Las ejecuciones capitales mediante disparo con fusiles, como comenta Michel Serres, tienen lugar siempre con varios ejecutantes. Pese a que un solo y certero disparo es suficiente, intervienen varios soldados. Una de las armas no está cargada -aunque emite el sonido de un disparo-. Ninguno de los soldados sabe quien la maneja. De este modo, nadie puede estar seguro de haber cometido la ejecución capital. Por tanto, nadie puede sentirse culpable del acto cometido, ni puede tener remordimientos. La ejecución no ha sido llevada a cabo por nadie conocido.
Esta descripción de la destrucción de un ser humano, curiosamente, se aplica a la destrucción del arte. En occidente al menos, a partir del Renacimiento, conocemos el nombre del artista a quien se atribuye la creación de una obra -y, en la antigüedad greco-latina, egipcia también, a veces también disponemos de esta información. Pese a que, hasta el siglo XVIII, las obras se realizan en taller y, a menudo, intervenían varios ejecutantes, tan solo un nombre, de quien firma y reconoce la obra como suya, es decir del taller del que es el maestro, perdura.
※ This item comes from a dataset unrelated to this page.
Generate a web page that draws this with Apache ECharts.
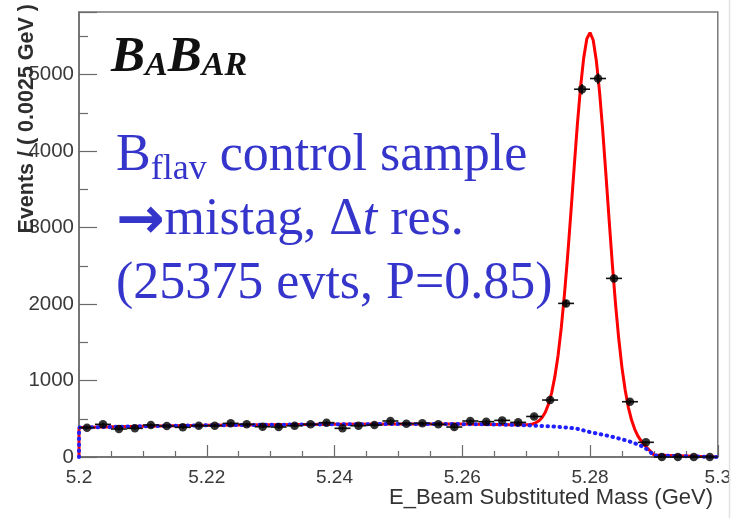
<!DOCTYPE html>
<html>
<head>
<meta charset="utf-8">
<script src="https://cdn.jsdelivr.net/npm/echarts@6/dist/echarts.min.js"></script>
<style>
  html, body { margin: 0; padding: 0; background: #ffffff; }
  #chart { width: 734px; height: 518px; }
</style>
</head>
<body>
<div id="chart"></div>
<script>
// Bin centres of the mES histogram (0.0025 GeV bins from 5.20 to 5.30 GeV)
const binCenters = [
  5.20125, 5.20375, 5.20625, 5.20875, 5.21125, 5.21375, 5.21625, 5.21875, 5.22125, 5.22375,
  5.22625, 5.22875, 5.23125, 5.23375, 5.23625, 5.23875, 5.24125, 5.24375, 5.24625, 5.24875,
  5.25125, 5.25375, 5.25625, 5.25875, 5.26125, 5.26375, 5.26625, 5.26875, 5.27125, 5.27375,
  5.27625, 5.27875, 5.28125, 5.28375, 5.28625, 5.28875, 5.29125, 5.29375, 5.29625, 5.29875
];
// Events per bin
const binEvents = [
  383, 427, 366, 375, 418, 405, 388, 409, 409, 440,
  427, 396, 392, 409, 427, 449, 375, 409, 418, 471,
  436, 440, 427, 392, 471, 462, 479, 453, 530, 745,
  2009, 4810, 4950, 2336, 723, 192, 0, 0, 0, 0
];
const binHalfWidth = 0.00125;

// Total fit (signal Gaussian + ARGUS background), sampled along mES
const fitMass = [
  5.2, 5.2, 5.21, 5.22, 5.23, 5.24, 5.25, 5.26, 5.265, 5.268,
  5.270, 5.2705, 5.271, 5.2715, 5.272, 5.2725, 5.273, 5.2735, 5.274, 5.2745,
  5.275, 5.2755, 5.276, 5.2765, 5.277, 5.2775, 5.278, 5.2785, 5.279, 5.2795,
  5.280, 5.2805, 5.281, 5.2815, 5.282, 5.2825, 5.283, 5.2835, 5.284, 5.2845,
  5.285, 5.2855, 5.286, 5.2865, 5.287, 5.2875, 5.288, 5.2885, 5.289, 5.2895,
  5.290, 5.2903, 5.3
];
const fitTotal = [
  0, 385, 402, 414, 422, 428, 431, 430, 426, 421,
  422, 425, 432, 447, 473, 516, 586, 691, 842, 1054,
  1332, 1692, 2129, 2635, 3194, 3770, 4330, 4824, 5214, 5470,
  5550, 5450, 5175, 4766, 4254, 3679, 3087, 2514, 1994, 1543,
  1169, 877, 650, 483, 362, 273, 210, 159, 115, 71,
  26, 0, 0
];

// ARGUS background component
const bkgMass = [
  5.2, 5.2, 5.21, 5.22, 5.23, 5.24, 5.25, 5.26, 5.265, 5.268,
  5.270, 5.272, 5.274, 5.276, 5.277, 5.278, 5.279, 5.280, 5.281, 5.282,
  5.283, 5.284, 5.285, 5.286, 5.287, 5.2875, 5.288, 5.2885, 5.289, 5.2895,
  5.290, 5.2903, 5.3
];
const bkgValue = [
  0, 385, 402, 414, 422, 428, 431, 430, 426, 420,
  416, 408, 400, 388, 380, 368, 348, 325, 309, 292,
  273, 253, 231, 208, 180, 163, 145, 122, 95, 60,
  20, 0, 0
];

const xTicks = { min: 5.2, max: 5.3, step: 0.02 };
const yTicks = { min: 0, max: 5820, step: 1000 };

const pts = binCenters.map((m, i) => [m, binEvents[i]]);
const errs = binCenters.map((m, i) => [m, binEvents[i], Math.sqrt(binEvents[i]), binHalfWidth]);
const total = fitMass.map((m, i) => [m, fitTotal[i]]);
const bkg = bkgMass.map((m, i) => [m, bkgValue[i]]);

const chart = echarts.init(document.getElementById('chart'), null, { renderer: 'canvas' });

const axisGrey = '#6a6a6a';
const labelFont = '"Liberation Sans", Arial, Helvetica, sans-serif';
const serif = '"Liberation Serif", "Times New Roman", serif';
const blueText = '#3535cc';

chart.setOption({
  animation: false,
  backgroundColor: '#ffffff',
  grid: {
    left: 79, right: 16, top: 12, bottom: 61,
    show: true, borderColor: '#7a7a7a', borderWidth: 1.5, backgroundColor: 'transparent'
  },
  xAxis: {
    type: 'value',
    min: xTicks.min, max: xTicks.max, interval: xTicks.step,
    axisLine: { show: true, onZero: false, lineStyle: { color: axisGrey, width: 1.5 } },
    axisTick: { show: true, inside: true, length: 12, lineStyle: { color: axisGrey, width: 1.2 } },
    minorTick: { show: true, splitNumber: 4, length: 6, lineStyle: { color: axisGrey, width: 1.2 } },
    splitLine: { show: false },
    axisLabel: {
      margin: 11, fontSize: 19, color: '#3a3a3a', fontFamily: labelFont,
      formatter: v => String(parseFloat(v.toFixed(2)))
    }
  },
  yAxis: {
    type: 'value',
    min: yTicks.min, max: yTicks.max, interval: yTicks.step,
    axisLine: { show: true, onZero: false, lineStyle: { color: axisGrey, width: 1.5 } },
    axisTick: { show: true, inside: true, length: 18, lineStyle: { color: axisGrey, width: 1.2 } },
    minorTick: { show: true, splitNumber: 2, length: 9, lineStyle: { color: axisGrey, width: 1.2 } },
    splitLine: { show: false },
    axisLabel: {
      margin: 5, fontSize: 20.5, color: '#3a3a3a', fontFamily: labelFont,
      showMaxLabel: false,
      formatter: v => String(Math.round(v))
    }
  },
  series: [
    {
      name: 'total fit',
      type: 'line',
      data: total,
      showSymbol: false,
      smooth: false,
      lineStyle: { color: '#ff0000', width: 3 },
      z: 2
    },
    {
      name: 'background',
      type: 'line',
      data: bkg,
      showSymbol: false,
      smooth: false,
      lineStyle: { color: '#1f1fff', width: 4, type: [0.5, 5.5], cap: 'round' },
      z: 3
    },
    {
      name: 'errors',
      type: 'custom',
      data: errs,
      renderItem: (params, api) => {
        const x = api.value(0), y = api.value(1), ey = api.value(2), hw = api.value(3);
        const l = api.coord([x - hw, y]);
        const r = api.coord([x + hw, y]);
        const t = api.coord([x, y + ey]);
        const b = api.coord([x, y - ey]);
        const st = { stroke: '#111', lineWidth: 1.6 };
        return {
          type: 'group',
          children: [
            { type: 'line', shape: { x1: l[0], y1: l[1], x2: r[0], y2: r[1] }, style: st },
            { type: 'line', shape: { x1: t[0], y1: t[1], x2: b[0], y2: b[1] }, style: st }
          ]
        };
      },
      z: 4
    },
    {
      name: 'data',
      type: 'scatter',
      data: pts,
      symbol: 'circle',
      symbolSize: 8.5,
      itemStyle: { color: '#000000' },
      z: 5
    }
  ],
  graphic: [
    {
      type: 'line',
      shape: { x1: 729.5, y1: 0, x2: 729.5, y2: 518 },
      style: { stroke: '#e2e2e2', lineWidth: 1.5 },
      z: 1
    },
    {
      type: 'text',
      x: 27, y: 4,
      rotation: Math.PI / 2,
      style: {
        text: 'Events / ( 0.0025 GeV )',
        fontSize: 21.5, fontWeight: 'bold', fontFamily: labelFont,
        fill: '#2e2e2e', align: 'right', verticalAlign: 'middle'
      },
      z: 10
    },
    {
      type: 'text',
      right: 21, top: 487,
      style: {
        text: 'E_Beam Substituted Mass (GeV)',
        fontSize: 22, fontFamily: labelFont, fill: '#333333'
      },
      z: 10
    },
    {
      type: 'text',
      x: 111, y: 83,
      style: {
        text: '{b|B}{s|A}{b|B}{s|AR}',
        verticalAlign: 'bottom',
        rich: {
          b: { fontSize: 51, fontFamily: serif, fontStyle: 'italic', fontWeight: 'bold', fill: '#111', verticalAlign: 'bottom', lineHeight: 52 },
          s: { fontSize: 34, fontFamily: serif, fontStyle: 'italic', fontWeight: 'bold', fill: '#111', verticalAlign: 'bottom', lineHeight: 40 }
        }
      },
      z: 10
    },
    {
      type: 'text',
      x: 116, y: 124,
      style: {
        text: '{m|B}{s|flav}{m| control sample}\n{a|→}{m|mistag, Δ}{i|t}{m| res.}\n{m|(25375 evts, P=0.85)}',
        verticalAlign: 'top',
        rich: {
          m: { fontSize: 52, fontFamily: serif, fill: blueText, lineHeight: 64 },
          s: { fontSize: 36, fontFamily: serif, fill: blueText, lineHeight: 44, verticalAlign: 'bottom' },
          i: { fontSize: 52, fontFamily: serif, fontStyle: 'italic', fill: blueText, lineHeight: 64 },
          a: { fontSize: 58, fontFamily: '"DejaVu Sans", sans-serif', fontWeight: 'bold', fill: blueText, lineHeight: 60, verticalAlign: 'bottom' }
        }
      },
      z: 10
    }
  ]
});
</script>
</body>
</html>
Pero, nunca o casi nunca sabemos el nombre de quien o quienes destruyen una obra. Dicha destrucción se realiza a escondidas, de noche, y siempre colectivamente. No podemos saber quien lanzó la primera piedra. La destrucción es "obra" de un colectivo. Existen razones obvias: se trata de un acto ilegal o sacrílego y, por tanto, susceptible de sanción humana o divina. El peso de la justicia humano o divina recae en el "autor", el responsable de la destrucción. La "autoría" compartida diluye responsabilidades.
Pero la nocturnidad de la ejecución puede tener otras causas. Lo que también, o sobre todo, se puede temer, es la venganza, no de los hombres o comunidades, ni siquiera de los dioses, sino de la propia obra. Ésta es un organismo vivo. Pese a ser una creación humana -o precisamente porque lo es- se trata de una criatura. Posee rasgos y una "personalidad" propios. Acoge el espíritu de la divinidad, del modelo que "representa", al que "encarna". Dobla o sustituye a la figura que muestra. Posee una parte o la totalidad de su "espíritu". Está, por tanto, viva. La venganza de la obra puede ser terrible. Sabemos cómo y con qué crueldad, lenta e implacablemente, se vengó la estatua de bronce romana de la Venus de Ille de quien no le hizo el debido caso, como cuenta, en un horrísono cuento, Prosper Merimée. Todo el peso del bronce recae sobre el o los destructores. Sabemos de los deseos de los dioses cartagineses. Sus grandes estatuas de bronce exigían sacrificios humanos. Tras calentarlas al rojo vivo, o tras encender una hoguera en un caldero que portaban se le entregaba recién nacidos. Nadie escapaba al dictado de la estatua. En Grecia, cuenta el mito, las estatuas podían descender de sus pedestales, como autómatas, moviéndose libremente, para hacer cumplir sus dictados.
La destrucción de las estatuas, a escondidas y en manada, es un testimonio del respeto que inspiran. Nadie se enfrenta a ellas a cara limpia y a plena luz del día. Nadie quiere ser responsable de su destrucción pues sabe que ésta conlleva la destrucción ineludiblemente de uno mismo. Condenar una estatua es condenarse.